Reproduce all of the data below without alteration; exclude every picture.

Provided data:
..........

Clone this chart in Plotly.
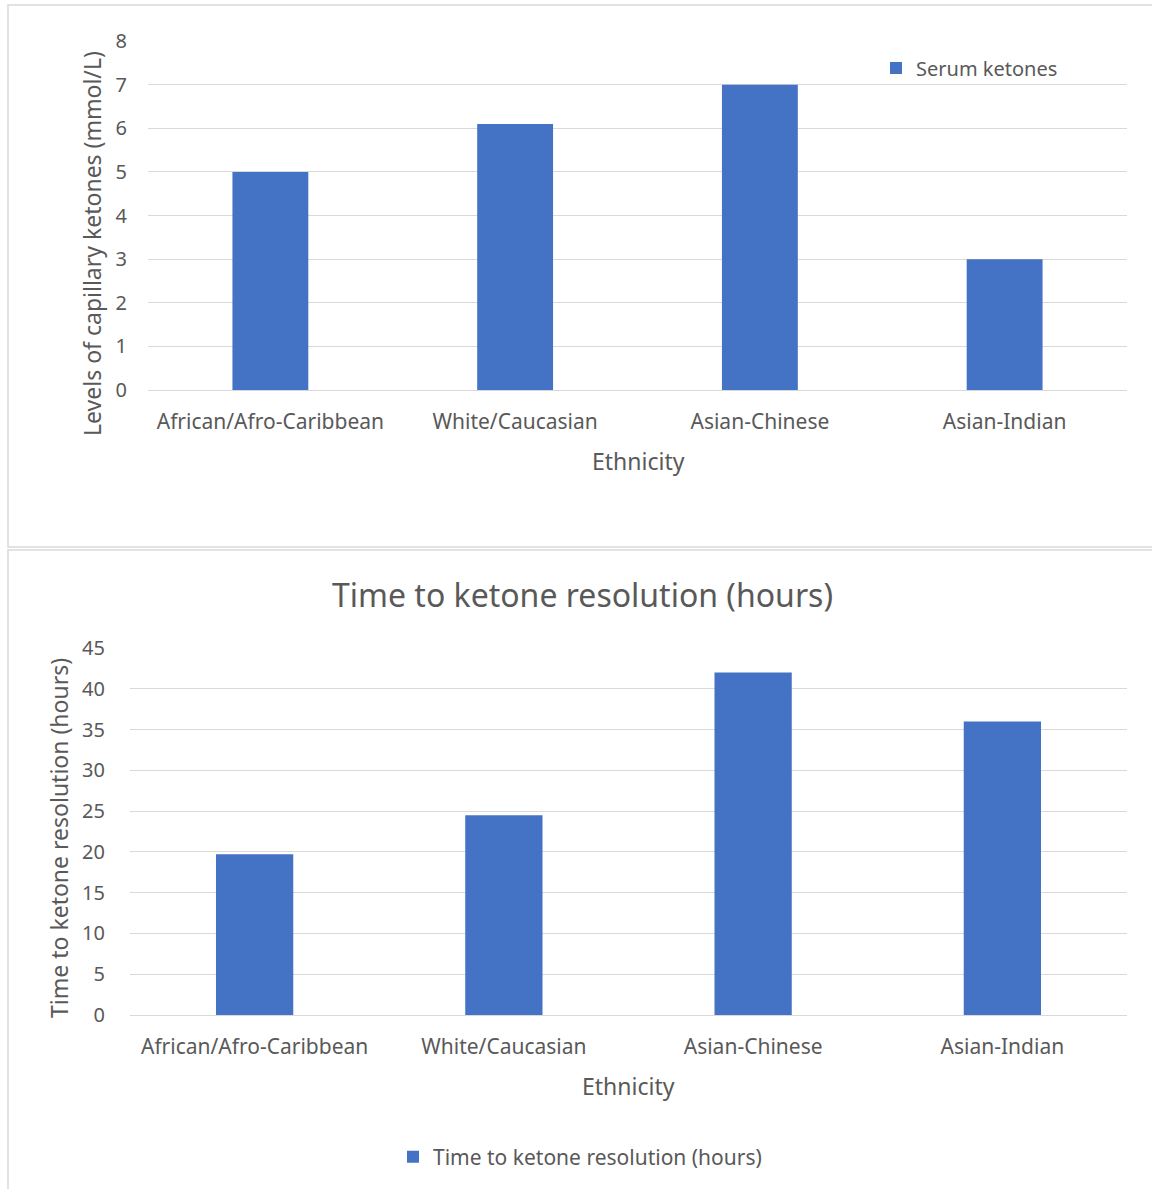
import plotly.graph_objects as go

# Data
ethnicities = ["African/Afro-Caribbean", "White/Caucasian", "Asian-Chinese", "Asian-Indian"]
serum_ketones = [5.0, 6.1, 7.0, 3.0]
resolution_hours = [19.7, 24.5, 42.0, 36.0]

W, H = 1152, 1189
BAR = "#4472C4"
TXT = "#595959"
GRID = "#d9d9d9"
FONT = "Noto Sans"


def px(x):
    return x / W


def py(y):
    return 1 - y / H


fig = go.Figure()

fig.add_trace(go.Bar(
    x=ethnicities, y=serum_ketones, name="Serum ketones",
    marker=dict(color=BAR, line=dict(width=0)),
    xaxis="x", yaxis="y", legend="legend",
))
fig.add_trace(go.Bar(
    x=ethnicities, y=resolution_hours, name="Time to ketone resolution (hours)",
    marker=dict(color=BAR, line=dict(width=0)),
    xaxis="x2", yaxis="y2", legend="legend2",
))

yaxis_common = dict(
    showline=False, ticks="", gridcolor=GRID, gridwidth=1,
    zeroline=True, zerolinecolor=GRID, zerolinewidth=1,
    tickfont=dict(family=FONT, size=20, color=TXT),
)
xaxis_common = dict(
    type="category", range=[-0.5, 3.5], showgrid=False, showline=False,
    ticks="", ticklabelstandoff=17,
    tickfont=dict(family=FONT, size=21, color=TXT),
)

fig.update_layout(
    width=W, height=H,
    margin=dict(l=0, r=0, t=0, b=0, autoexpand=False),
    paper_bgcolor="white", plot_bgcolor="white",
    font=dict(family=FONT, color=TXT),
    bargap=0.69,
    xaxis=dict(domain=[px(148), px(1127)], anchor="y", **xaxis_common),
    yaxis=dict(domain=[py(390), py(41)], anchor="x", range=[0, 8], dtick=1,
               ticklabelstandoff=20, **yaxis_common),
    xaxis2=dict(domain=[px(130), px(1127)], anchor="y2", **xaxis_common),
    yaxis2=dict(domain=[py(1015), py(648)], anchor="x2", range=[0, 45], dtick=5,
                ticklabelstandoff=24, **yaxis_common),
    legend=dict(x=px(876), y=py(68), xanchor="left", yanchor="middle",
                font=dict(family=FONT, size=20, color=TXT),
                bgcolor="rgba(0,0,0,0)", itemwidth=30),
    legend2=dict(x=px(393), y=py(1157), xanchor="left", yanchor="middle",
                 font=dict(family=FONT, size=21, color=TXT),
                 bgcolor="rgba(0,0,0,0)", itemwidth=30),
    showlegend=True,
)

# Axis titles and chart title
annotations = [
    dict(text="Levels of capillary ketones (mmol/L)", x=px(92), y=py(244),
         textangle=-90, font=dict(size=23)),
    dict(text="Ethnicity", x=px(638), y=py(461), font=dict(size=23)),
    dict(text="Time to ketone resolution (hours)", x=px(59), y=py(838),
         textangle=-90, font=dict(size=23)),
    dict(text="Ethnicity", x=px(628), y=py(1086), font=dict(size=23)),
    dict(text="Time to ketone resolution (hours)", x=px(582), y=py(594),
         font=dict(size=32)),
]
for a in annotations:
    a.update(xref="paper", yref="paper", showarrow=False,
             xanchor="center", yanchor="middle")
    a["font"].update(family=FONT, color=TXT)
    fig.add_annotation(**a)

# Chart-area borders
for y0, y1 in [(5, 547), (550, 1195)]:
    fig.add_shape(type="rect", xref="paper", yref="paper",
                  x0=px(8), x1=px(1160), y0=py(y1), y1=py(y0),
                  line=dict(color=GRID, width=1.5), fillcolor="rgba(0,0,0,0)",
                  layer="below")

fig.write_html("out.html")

..........

Written response:
Clone this chart in Plotly.
import plotly.graph_objects as go

# Data
ethnicities = ["African/Afro-Caribbean", "White/Caucasian", "Asian-Chinese", "Asian-Indian"]
serum_ketones = [5.0, 6.1, 7.0, 3.0]
resolution_hours = [19.7, 24.5, 42.0, 36.0]

W, H = 1152, 1189
BAR = "#4472C4"
TXT = "#595959"
GRID = "#d9d9d9"
FONT = "Noto Sans"


def px(x):
    return x / W


def py(y):
    return 1 - y / H


fig = go.Figure()

fig.add_trace(go.Bar(
    x=ethnicities, y=serum_ketones, name="Serum ketones",
    marker=dict(color=BAR, line=dict(width=0)),
    xaxis="x", yaxis="y", legend="legend",
))
fig.add_trace(go.Bar(
    x=ethnicities, y=resolution_hours, name="Time to ketone resolution (hours)",
    marker=dict(color=BAR, line=dict(width=0)),
    xaxis="x2", yaxis="y2", legend="legend2",
))

yaxis_common = dict(
    showline=False, ticks="", gridcolor=GRID, gridwidth=1,
    zeroline=True, zerolinecolor=GRID, zerolinewidth=1,
    tickfont=dict(family=FONT, size=20, color=TXT),
)
xaxis_common = dict(
    type="category", range=[-0.5, 3.5], showgrid=False, showline=False,
    ticks="", ticklabelstandoff=17,
    tickfont=dict(family=FONT, size=21, color=TXT),
)

fig.update_layout(
    width=W, height=H,
    margin=dict(l=0, r=0, t=0, b=0, autoexpand=False),
    paper_bgcolor="white", plot_bgcolor="white",
    font=dict(family=FONT, color=TXT),
    bargap=0.69,
    xaxis=dict(domain=[px(148), px(1127)], anchor="y", **xaxis_common),
    yaxis=dict(domain=[py(390), py(41)], anchor="x", range=[0, 8], dtick=1,
               ticklabelstandoff=20, **yaxis_common),
    xaxis2=dict(domain=[px(130), px(1127)], anchor="y2", **xaxis_common),
    yaxis2=dict(domain=[py(1015), py(648)], anchor="x2", range=[0, 45], dtick=5,
                ticklabelstandoff=24, **yaxis_common),
    legend=dict(x=px(876), y=py(68), xanchor="left", yanchor="middle",
                font=dict(family=FONT, size=20, color=TXT),
                bgcolor="rgba(0,0,0,0)", itemwidth=30),
    legend2=dict(x=px(393), y=py(1157), xanchor="left", yanchor="middle",
                 font=dict(family=FONT, size=21, color=TXT),
                 bgcolor="rgba(0,0,0,0)", itemwidth=30),
    showlegend=True,
)

# Axis titles and chart title
annotations = [
    dict(text="Levels of capillary ketones (mmol/L)", x=px(92), y=py(244),
         textangle=-90, font=dict(size=23)),
    dict(text="Ethnicity", x=px(638), y=py(461), font=dict(size=23)),
    dict(text="Time to ketone resolution (hours)", x=px(59), y=py(838),
         textangle=-90, font=dict(size=23)),
    dict(text="Ethnicity", x=px(628), y=py(1086), font=dict(size=23)),
    dict(text="Time to ketone resolution (hours)", x=px(582), y=py(594),
         font=dict(size=32)),
]
for a in annotations:
    a.update(xref="paper", yref="paper", showarrow=False,
             xanchor="center", yanchor="middle")
    a["font"].update(family=FONT, color=TXT)
    fig.add_annotation(**a)

# Chart-area borders
for y0, y1 in [(5, 547), (550, 1195)]:
    fig.add_shape(type="rect", xref="paper", yref="paper",
                  x0=px(8), x1=px(1160), y0=py(y1), y1=py(y0),
                  line=dict(color=GRID, width=1.5), fillcolor="rgba(0,0,0,0)",
                  layer="below")

fig.write_html("out.html")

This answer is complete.